Search engine use on mobile is popular across developing and developed markets, with 65% of online users accessing it at least monthly, according to Google’s 2017 Consumer Barometer Study. The growth of high-speed mobile networks and more powerful smartphones have seen mobile become people’s most important, or only, computer.

In 2016, mobile web usage overtook desktop for the first time, a milestone which threatened companies reliant on traditional PCs. Mobile shopping (m-commerce) is growing at 25% each year – Forrester expects online retail sales in the US to reach US$480 billion (£347 billion) by 2019. The share of the m-commerce pie is also becoming larger: BI Intelligence forecast that m-commerce will reach 45% of the total US e-commerce market by 2020.

So here’s the question: are managers equipped for a mobile-first world? And how will seismic shifts in consumer habits hit soon-to-be obsolete, conventional online strategies? What are the likely effects on organisations’ bottom lines?

 

Forget online, offline. There are three channels now

 

Nitish Jain, Assistant Professor of Management Science and Operations at London Business School, is working on a stream of research to offer focused pointers to marketing and operations managers. Dr Jain believes firms must shape their strategies to maximise the potential of PC-online, offline and mobile-online.

“Mobile is not just another traditional online channel,” he says. “Its ubiquitous access, ability to track consumers closely and small-size constraints make it distinct. Managers need to know how a consumer behaves differently when they shop on mobile versus when they shop on more conventional online channels such as the PC.”

Over the last decade, organisations have observed consumer behaviour and bent their strategies to their customers’ will. Problem is, our behaviour on mobile is different from that on desktop computers and other larger devices. In other words, a mobile-dominant future demands a mobile-specific strategy, notes Dr Jain.

Our crystal-screen companion defines the way we search and shop. Having Deloitte tell us the average American checks their phone within five minutes of waking up leaves little doubt that our searching brain is always switched on. But there are major forces – from time and location to even the weather – shaping consumer purchase decisions.

Take, for instance, our commutes.

A typical day-in-the-life of regular people sees them wake up in the morning and tap their phone to read their emails before riding the 40-minute subway or tube to work. The carriage is always crowded. Every weekday, at roughly the same time, the average person stands with their mobile clasped in their hands; tapping, scrolling, escaping from the train around them.

Conventional wisdom says that stress from crowds in confined spaces does not make a pleasant shopping experience. Anindya Ghose, a professor of information, operation and management sciences and marketing at New York University, penned the book, Tap: Unlocking the Mobile Economy. He debunked the myth that crowdedness is bad for shopping. Ghose ran a large-scale field experiment on crowded subways in China, sending people offers on their smartphones. He found that as the level of crowdedness increased, people were more likely to accept and redeem offers on their mobiles. Redemption rates on mobile offers sent in crowded settings were, at times, twice as high.

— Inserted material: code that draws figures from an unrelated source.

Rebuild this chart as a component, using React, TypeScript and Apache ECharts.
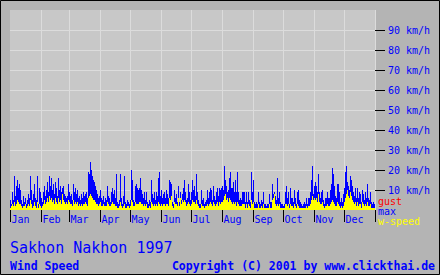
import React, { useEffect, useRef } from "react";
import * as echarts from "echarts";

const monthNames = ["Jan", "Feb", "Mar", "Apr", "May", "Jun", "Jul", "Aug", "Sep", "Oct", "Nov", "Dec"];
const monthStarts = [0, 31, 59, 90, 120, 151, 181, 212, 243, 273, 304, 334];
const yTickValues = [10, 20, 30, 40, 50, 60, 70, 80, 90];

// daily maximum wind speed (km/h), 1997
const maxSpeed = [
  5,3,9,5,17,7,12,15,11,13, 10,5,3,7,4,6,3,5,8,6, 17,10,5,8,13,6,5,17,3,11, 9,6,4,9,12,7,10,14,9,17, 12,16,10,13,8,14,11,7,16,10, 12,9,11,
  12,8,7,6,7,13,9,7,8,5, 13,9,11,8,10,6,7,5,8,6, 9,7,8,9,6,19,18,24,20,17, 15,14,12,10,8,6,7,10,6,5, 7,4,6,5,12,7,6,4,9,11, 8,10,6,
  18,4,3,5,18,6,3,7,17,4, 3,5,4,3,5,20,15,5,4,12, 13,11,10,11,16,10,8,6,9,5, 9,4,3,5,4,15,8,6,9,5, 9,7,16,19,7,10,6,8,9,6, 10,8,6,
  15,14,13,4,3,10,6,8,4,12, 4,9,5,8,11,15,9,5,6,13, 9,5,9,15,10,12,7,18,9,5, 3,3,10,5,6,3,4,5,10,6, 9,11,10,5,12,7,5,9,11,7, 11,10,11,
  12,10,22,15,12,9,10,16,19,11, 11,14,9,15,9,19,9,5,6,5, 9,9,9,4,9,4,9,5,4,19, 9,15,4,3,4,3,9,4,3,5, 4,9,3,3,2,3,3,8,4,4, 13,8,9,
  7,5,16,6,9,4,3,3,2,3, 9,12,6,9,3,11,6,6,4,10, 6,3,9,10,5,4,3,2,3,4, 3,6,3,6,6,9,15,22,8,12, 14,12,9,18,9,6,9,10,5,3, 6,6,9,
  6,6,10,13,21,18,12,7,6,13, 13,9,4,6,4,8,11,19,22,14, 12,10,17,15,12,9,7,11,6,11, 6,9,8,4,10,8,5,9,6,13, 6,5,9,4,3,4,3,
];

// daily average wind speed (km/h), 1997
const windSpeed = [
  1,2,3,2,4,2,3,5,4,3, 3,2,1,2,2,3,1,2,3,2, 5,3,1,2,4,2,1,4,1,3, 2,1,2,3,5,3,4,6,4,7, 5,6,4,5,3,6,4,3,6,4, 5,3,8,
  5,4,3,4,3,5,4,3,3,2, 5,3,4,3,4,2,3,2,3,2, 3,3,4,3,2,6,7,8,7,6, 5,5,4,3,3,2,3,4,2,2, 3,2,2,2,4,3,2,2,3,4, 3,3,2,
  2,1,1,2,4,2,1,2,3,1, 1,2,2,1,2,5,4,2,2,4, 3,3,3,4,4,3,3,2,3,2, 3,1,1,2,1,4,3,2,3,2, 3,2,4,3,2,3,2,3,3,2, 3,3,2,
  6,5,7,2,1,4,3,3,2,6, 2,6,3,5,4,5,4,2,3,4, 3,2,3,5,4,4,3,5,3,2, 1,1,3,2,2,1,2,2,3,2, 3,4,3,2,4,3,2,3,4,2, 4,3,4,
  4,5,7,8,5,6,4,6,5,4, 3,4,3,4,2,4,3,2,2,2, 3,3,3,1,3,1,3,2,1,5, 3,4,1,1,1,1,3,1,1,2, 1,3,1,1,1,1,1,3,1,1, 5,6,8,
  3,2,3,2,3,1,1,1,1,1, 3,3,2,3,1,3,2,2,1,3, 2,1,3,2,1,1,1,1,1,1, 1,2,1,2,2,3,5,7,5,6, 5,6,4,8,4,3,3,4,2,1, 2,2,3,
  2,2,3,4,5,4,3,2,2,4, 3,2,1,2,1,2,4,6,8,10, 7,6,9,7,5,4,3,4,2,4, 2,3,3,1,4,3,2,3,2,4, 2,2,3,1,1,1,1,
];

const gust: number[] = [];

const days = maxSpeed.map((_, i) => String(i));
const isMonthStart = (i: number) => monthStarts.indexOf(i) >= 0;

const FONT = "DejaVu Sans Mono";
const BLUE = "#0000ff";

export default function App() {
  const ref = useRef<HTMLDivElement>(null);
  useEffect(() => {
    document.body.style.margin = "0";
    if (!ref.current) return;
    const chart = echarts.init(ref.current, undefined, { renderer: "svg" });
    chart.setOption({
      animation: false,
      backgroundColor: "#b4b4b4",
      grid: {
        left: 10,
        top: 10,
        width: 365,
        height: 200,
        show: true,
        backgroundColor: "#c8c8c8",
        borderWidth: 0,
      },
      xAxis: {
        type: "category",
        data: days,
        boundaryGap: true,
        axisLine: { show: false },
        axisTick: {
          show: true,
          interval: (i: number) => isMonthStart(i),
          length: 12,
          lineStyle: { color: "#000000", width: 1 },
        },
        axisLabel: {
          interval: (i: number) => isMonthStart(i),
          formatter: (v: string) => monthNames[monthStarts.indexOf(Number(v))] || "",
          align: "left",
          color: BLUE,
          fontFamily: FONT,
          fontSize: 10,
          margin: 4,
          padding: [0, 0, 0, 1],
        },
        splitLine: {
          show: true,
          interval: (i: number) => isMonthStart(i) && i > 0,
          lineStyle: { color: "#dcdcdc", width: 1 },
        },
      },
      yAxis: {
        type: "value",
        position: "right",
        min: 0,
        max: 100,
        interval: 10,
        axisLine: { show: false },
        axisTick: {
          show: true,
          length: 10,
          customValues: yTickValues,
          lineStyle: { color: "#000000", width: 1 },
        },
        axisLabel: {
          customValues: yTickValues,
          formatter: (v: number) => `${v} km/h`,
          color: BLUE,
          fontFamily: FONT,
          fontSize: 10,
          margin: 13,
        },
        splitLine: { show: true, lineStyle: { color: "#dcdcdc", width: 1 } },
      },
      series: [
        {
          name: "gust",
          type: "bar",
          data: gust,
          itemStyle: { color: "#ff0000" },
          barCategoryGap: "0%",
          barGap: "-100%",
          silent: true,
        },
        {
          name: "max",
          type: "bar",
          data: maxSpeed,
          itemStyle: { color: BLUE, borderWidth: 0 },
          barCategoryGap: "0%",
          barGap: "-100%",
          silent: true,
        },
        {
          name: "w-speed",
          type: "bar",
          data: windSpeed,
          itemStyle: { color: "#ffff00", borderWidth: 0 },
          barCategoryGap: "0%",
          barGap: "-100%",
          silent: true,
        },
      ],
      graphic: [
        { type: "text", left: 378, top: 196, style: { text: "gust", fill: "#ff0000", font: `10px "${FONT}"` } },
        { type: "text", left: 378, top: 206, style: { text: "max", fill: BLUE, font: `10px "${FONT}"` } },
        { type: "text", left: 378, top: 216, style: { text: "w-speed", fill: "#ffff00", font: `10px "${FONT}"` } },
        { type: "text", left: 10, top: 240, style: { text: "Sakhon Nakhon 1997", fill: BLUE, font: `15px "${FONT}"` } },
        { type: "text", left: 10, top: 260, style: { text: "Wind Speed", fill: BLUE, font: `bold 11.5px "${FONT}"` } },
        { type: "text", right: 5, top: 260, style: { text: "Copyright (C) 2001 by www.clickthai.de", fill: BLUE, font: `bold 11.5px "${FONT}"` } },
        {
          type: "rect",
          shape: { x: 0.5, y: 0.5, width: 439, height: 274 },
          style: { fill: "none", stroke: "#000000", lineWidth: 1 },
          z: 100,
          silent: true,
        },
      ],
    });
    return () => chart.dispose();
  }, []);
  return <div ref={ref} style={{ width: 440, height: 275 }} />;
}
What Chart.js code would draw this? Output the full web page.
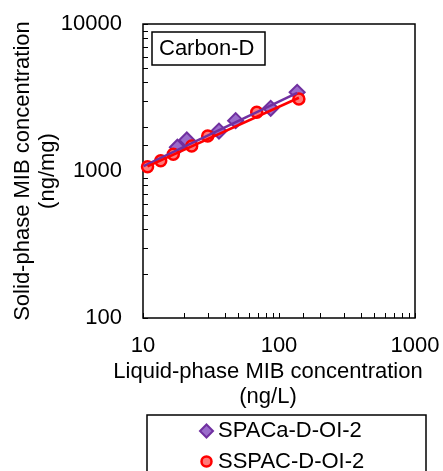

Mobile immersion is a way for travellers to escape uncomfortable crowds and gain a sense of control over their privacy and space. Clever advertisers have cottoned on, offering a much-needed diversion.

The crowdedness phenomenon is just one example of a force powering new and unexpected behavioural patterns, says Dr Jain. Another is shopping during unsociable hours. “We find evidence of disproportionate mobile use versus PC use early in the morning and late at night.” If the upside of mobile is that it is expanding customer engagement, the downside is that crack-of-dawn and late-night shopping leads to more impulsive purchases.